*Short exercise*
Print only the lines from the top of the data through the line with "const residualTicks = [-1500, -1000, -500, 0, 500, 1000, 1500];", both included, skipping every picture.

*Provided data*
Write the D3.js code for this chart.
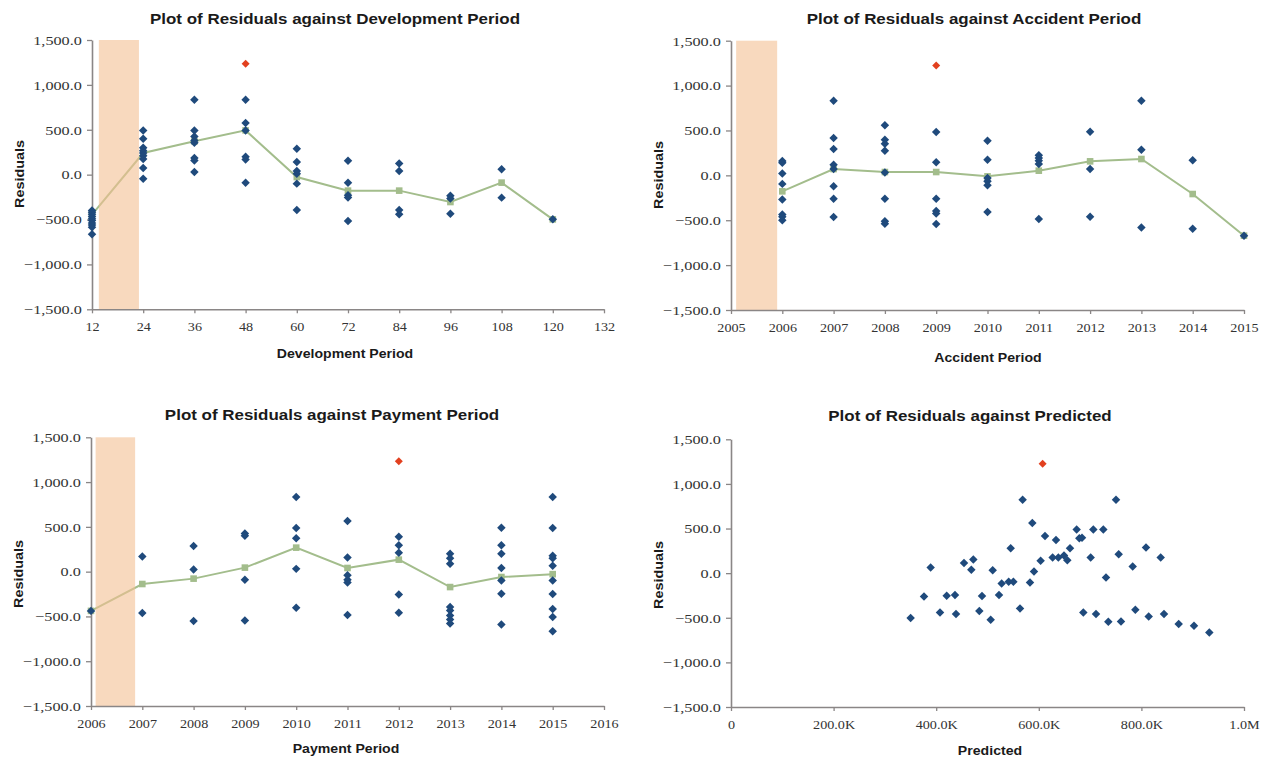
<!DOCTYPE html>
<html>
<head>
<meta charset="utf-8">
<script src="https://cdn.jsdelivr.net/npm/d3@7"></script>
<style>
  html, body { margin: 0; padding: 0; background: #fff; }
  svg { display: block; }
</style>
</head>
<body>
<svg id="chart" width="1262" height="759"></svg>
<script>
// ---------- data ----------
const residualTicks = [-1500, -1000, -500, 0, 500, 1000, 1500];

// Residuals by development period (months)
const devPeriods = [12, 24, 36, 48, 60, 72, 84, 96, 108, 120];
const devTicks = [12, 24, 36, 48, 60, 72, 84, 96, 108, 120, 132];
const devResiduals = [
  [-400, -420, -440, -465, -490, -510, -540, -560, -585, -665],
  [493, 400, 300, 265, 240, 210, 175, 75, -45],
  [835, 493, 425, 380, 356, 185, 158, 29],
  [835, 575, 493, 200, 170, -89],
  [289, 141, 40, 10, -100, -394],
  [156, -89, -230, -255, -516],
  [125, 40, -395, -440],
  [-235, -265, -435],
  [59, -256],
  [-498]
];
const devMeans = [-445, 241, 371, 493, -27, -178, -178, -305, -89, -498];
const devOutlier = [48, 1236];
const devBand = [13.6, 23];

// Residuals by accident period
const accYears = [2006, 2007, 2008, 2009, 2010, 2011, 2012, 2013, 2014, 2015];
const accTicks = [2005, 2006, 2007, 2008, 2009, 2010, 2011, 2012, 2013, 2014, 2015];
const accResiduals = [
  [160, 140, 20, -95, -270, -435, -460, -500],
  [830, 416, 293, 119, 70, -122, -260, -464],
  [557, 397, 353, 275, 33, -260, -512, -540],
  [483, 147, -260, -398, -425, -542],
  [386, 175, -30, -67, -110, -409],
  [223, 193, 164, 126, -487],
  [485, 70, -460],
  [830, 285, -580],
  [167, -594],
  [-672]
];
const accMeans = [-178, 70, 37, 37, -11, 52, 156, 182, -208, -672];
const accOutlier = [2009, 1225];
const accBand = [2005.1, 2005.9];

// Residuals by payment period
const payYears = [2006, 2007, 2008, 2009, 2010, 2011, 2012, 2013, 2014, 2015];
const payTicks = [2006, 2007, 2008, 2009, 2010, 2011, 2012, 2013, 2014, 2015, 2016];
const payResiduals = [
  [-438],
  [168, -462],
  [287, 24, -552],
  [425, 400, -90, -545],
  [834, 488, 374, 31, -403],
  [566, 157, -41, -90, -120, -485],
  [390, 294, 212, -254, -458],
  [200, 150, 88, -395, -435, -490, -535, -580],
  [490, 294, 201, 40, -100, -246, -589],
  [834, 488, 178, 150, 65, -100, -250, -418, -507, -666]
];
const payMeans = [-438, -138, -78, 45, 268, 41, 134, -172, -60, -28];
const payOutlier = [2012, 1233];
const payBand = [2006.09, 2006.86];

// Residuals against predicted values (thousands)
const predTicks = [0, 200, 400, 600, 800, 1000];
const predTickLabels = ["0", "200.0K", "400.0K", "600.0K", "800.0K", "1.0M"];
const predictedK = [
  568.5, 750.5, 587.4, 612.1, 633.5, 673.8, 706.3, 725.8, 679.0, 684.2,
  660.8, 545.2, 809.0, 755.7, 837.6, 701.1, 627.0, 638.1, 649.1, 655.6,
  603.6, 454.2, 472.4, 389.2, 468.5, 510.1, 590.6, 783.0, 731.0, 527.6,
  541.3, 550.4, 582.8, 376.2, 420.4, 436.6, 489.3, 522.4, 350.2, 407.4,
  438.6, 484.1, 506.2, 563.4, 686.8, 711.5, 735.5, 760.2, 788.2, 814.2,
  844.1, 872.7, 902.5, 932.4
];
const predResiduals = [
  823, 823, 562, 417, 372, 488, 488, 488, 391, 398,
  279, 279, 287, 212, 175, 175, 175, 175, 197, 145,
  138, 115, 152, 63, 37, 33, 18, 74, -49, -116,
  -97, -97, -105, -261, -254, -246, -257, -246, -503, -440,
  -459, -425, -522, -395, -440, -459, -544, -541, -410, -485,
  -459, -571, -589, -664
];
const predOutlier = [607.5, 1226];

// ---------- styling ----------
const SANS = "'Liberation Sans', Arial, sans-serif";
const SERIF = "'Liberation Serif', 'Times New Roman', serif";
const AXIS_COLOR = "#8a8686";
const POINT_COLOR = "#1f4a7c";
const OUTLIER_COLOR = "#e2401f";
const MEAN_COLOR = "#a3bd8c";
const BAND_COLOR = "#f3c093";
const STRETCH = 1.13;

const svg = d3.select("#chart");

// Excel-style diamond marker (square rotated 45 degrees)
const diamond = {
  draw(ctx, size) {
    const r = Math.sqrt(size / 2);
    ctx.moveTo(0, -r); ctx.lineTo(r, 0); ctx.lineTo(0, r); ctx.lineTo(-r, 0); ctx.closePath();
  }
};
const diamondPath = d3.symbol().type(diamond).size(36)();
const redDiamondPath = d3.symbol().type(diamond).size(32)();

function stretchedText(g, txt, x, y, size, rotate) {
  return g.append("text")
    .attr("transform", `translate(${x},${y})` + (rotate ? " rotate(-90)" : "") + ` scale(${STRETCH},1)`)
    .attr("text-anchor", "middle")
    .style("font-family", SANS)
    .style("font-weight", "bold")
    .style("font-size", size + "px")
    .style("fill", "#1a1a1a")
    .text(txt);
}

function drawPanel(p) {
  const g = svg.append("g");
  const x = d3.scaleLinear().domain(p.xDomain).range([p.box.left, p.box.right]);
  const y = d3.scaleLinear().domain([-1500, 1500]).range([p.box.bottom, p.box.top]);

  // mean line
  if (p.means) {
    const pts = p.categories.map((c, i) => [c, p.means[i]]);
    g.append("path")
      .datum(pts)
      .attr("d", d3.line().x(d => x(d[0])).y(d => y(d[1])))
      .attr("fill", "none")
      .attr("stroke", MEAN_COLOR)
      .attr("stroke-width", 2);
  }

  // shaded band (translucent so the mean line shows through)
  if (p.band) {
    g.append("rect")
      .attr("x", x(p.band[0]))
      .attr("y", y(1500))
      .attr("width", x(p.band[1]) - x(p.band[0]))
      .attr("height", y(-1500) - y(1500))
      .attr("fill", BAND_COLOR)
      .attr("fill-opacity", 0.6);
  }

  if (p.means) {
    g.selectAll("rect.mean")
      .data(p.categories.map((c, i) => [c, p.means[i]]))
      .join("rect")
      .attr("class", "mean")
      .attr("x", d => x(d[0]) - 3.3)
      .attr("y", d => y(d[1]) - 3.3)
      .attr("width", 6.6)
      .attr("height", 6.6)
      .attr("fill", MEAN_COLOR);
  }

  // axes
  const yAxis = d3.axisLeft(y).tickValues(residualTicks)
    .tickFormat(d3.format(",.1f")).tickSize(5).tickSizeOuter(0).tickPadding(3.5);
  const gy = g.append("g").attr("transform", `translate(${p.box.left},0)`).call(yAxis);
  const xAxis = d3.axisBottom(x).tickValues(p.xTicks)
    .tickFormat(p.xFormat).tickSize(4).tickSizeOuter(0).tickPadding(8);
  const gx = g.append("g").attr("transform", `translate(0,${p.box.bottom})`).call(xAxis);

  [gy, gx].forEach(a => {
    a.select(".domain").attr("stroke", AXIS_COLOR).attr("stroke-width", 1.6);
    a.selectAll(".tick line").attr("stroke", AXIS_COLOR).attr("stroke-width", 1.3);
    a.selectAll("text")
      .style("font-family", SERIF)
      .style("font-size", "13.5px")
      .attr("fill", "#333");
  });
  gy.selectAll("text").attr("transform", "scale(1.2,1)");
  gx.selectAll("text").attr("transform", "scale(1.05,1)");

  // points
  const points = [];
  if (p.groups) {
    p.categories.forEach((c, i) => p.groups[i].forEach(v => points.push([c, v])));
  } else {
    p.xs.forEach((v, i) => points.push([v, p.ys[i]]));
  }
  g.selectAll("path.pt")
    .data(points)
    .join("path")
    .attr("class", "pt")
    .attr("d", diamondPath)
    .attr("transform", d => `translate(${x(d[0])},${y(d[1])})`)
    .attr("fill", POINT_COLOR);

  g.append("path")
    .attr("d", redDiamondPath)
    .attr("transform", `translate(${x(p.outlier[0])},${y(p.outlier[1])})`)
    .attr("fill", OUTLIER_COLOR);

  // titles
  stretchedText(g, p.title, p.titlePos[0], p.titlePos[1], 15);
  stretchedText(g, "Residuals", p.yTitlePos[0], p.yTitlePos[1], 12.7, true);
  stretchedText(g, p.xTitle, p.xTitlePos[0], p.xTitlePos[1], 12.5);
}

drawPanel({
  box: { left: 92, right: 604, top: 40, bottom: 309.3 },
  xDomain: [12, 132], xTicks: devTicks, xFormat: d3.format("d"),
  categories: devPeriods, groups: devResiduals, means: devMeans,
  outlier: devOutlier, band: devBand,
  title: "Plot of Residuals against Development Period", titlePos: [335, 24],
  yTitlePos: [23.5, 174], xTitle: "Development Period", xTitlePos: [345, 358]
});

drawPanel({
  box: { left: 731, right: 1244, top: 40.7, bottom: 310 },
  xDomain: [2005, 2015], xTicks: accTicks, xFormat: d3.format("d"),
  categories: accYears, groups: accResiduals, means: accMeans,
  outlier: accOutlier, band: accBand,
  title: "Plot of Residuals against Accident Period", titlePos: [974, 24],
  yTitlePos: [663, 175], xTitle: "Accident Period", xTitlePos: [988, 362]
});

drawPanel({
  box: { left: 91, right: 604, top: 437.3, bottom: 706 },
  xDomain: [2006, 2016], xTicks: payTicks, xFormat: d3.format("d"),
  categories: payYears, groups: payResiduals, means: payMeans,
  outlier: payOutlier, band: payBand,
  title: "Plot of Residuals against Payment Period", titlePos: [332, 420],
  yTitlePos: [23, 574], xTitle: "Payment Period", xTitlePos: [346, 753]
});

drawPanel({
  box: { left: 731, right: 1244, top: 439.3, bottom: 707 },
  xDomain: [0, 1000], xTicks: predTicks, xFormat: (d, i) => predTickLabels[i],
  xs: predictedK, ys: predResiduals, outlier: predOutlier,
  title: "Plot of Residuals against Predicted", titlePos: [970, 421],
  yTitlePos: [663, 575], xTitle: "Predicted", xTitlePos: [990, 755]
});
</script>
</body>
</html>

*Output of the exercise*
Write the D3.js code for this chart.
<!DOCTYPE html>
<html>
<head>
<meta charset="utf-8">
<script src="https://cdn.jsdelivr.net/npm/d3@7"></script>
<style>
  html, body { margin: 0; padding: 0; background: #fff; }
  svg { display: block; }
</style>
</head>
<body>
<svg id="chart" width="1262" height="759"></svg>
<script>
// ---------- data ----------
const residualTicks = [-1500, -1000, -500, 0, 500, 1000, 1500];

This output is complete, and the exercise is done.